Keeping Up Appearances

During his speech Monday, the second of three on Iraq, Bush acknowledged dwindling support for his Iraq policy and responded to what he described as the rhetorical question Americans must have about why he is so optimistic about success.

In answering questions from the audience, Bush said the war is going better than it looks from the images on television, adding that the sacrifices the country is making in blood and money are worth it.

"My main job is to make sure I make the case as plainly as I can why it's worth it. And I fully understand — I understand people being disheartened when they turn on their TV screen and see the loss of innocent life. We're compassionate people. Nobody likes beheadings and it — nobody — when innocent children get car-bombed."

The news conference and speeches are part of a new PR campaign, one of half a dozen the president has conducted around significant events in Iraq's post-Saddam Hussein history.
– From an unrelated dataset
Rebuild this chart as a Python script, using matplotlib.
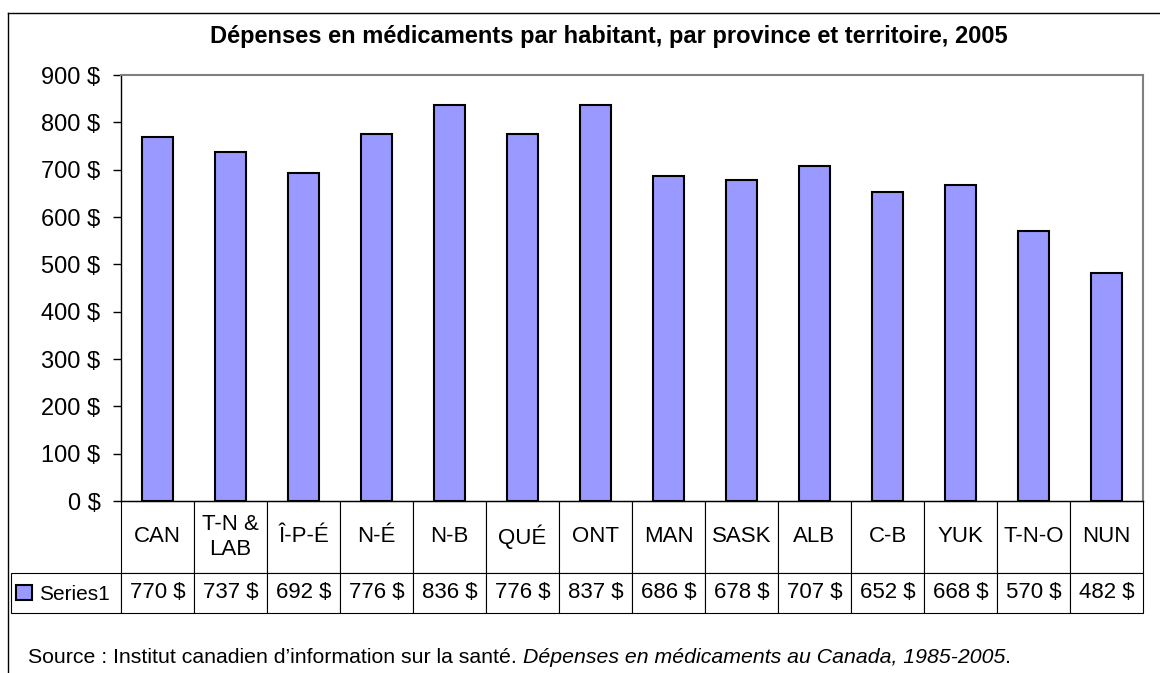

He held an event in December as Iraqis went to the polls to elect leaders who are right now trying to form a government of national reconciliation.

A recent AP-Ipsos poll indicates that the American public is skeptical about the conduct of the war and nearly four out of five Americans, including 70 percent of Republicans, are worried Iraq could slip into civil war. During Tuesday's conference with reporters, Bush was asked how he can convince Joe and Jane American that it's worth it to continue the war in Iraq, three years after its start and with no exit date in sight.

Bush said he is going around the country to explain why he thinks the war can be won and that he is looking realistically at the consequences of war, including the more than 2,300 American soldiers who have been killed in that country.

Bush said he understands the "enemy's capability to effect debate. They are capable of blowing up innocent life so it ends up on your TV show, and therefore, it affects" what Americans think. "And I can understand how Americans are worried about whether or not we can win. I think most Americans understand we need to win. But they're concerned about whether or not we can win."

But, he added, this administration does have a plan for victory.

"If not, I'd pull our troops out. I wouldn't leave our people in harm's way," he said.

"But I also understand the consequences of not achieving our objectives by leaving too early," Bush said, adding that the terrorists want to drive coalition troops out of Iraq "so they can plan, plot and attack America again. That's what they have said, that's their objective. It is very important to have a president who is realistic and listening to what the enemy says."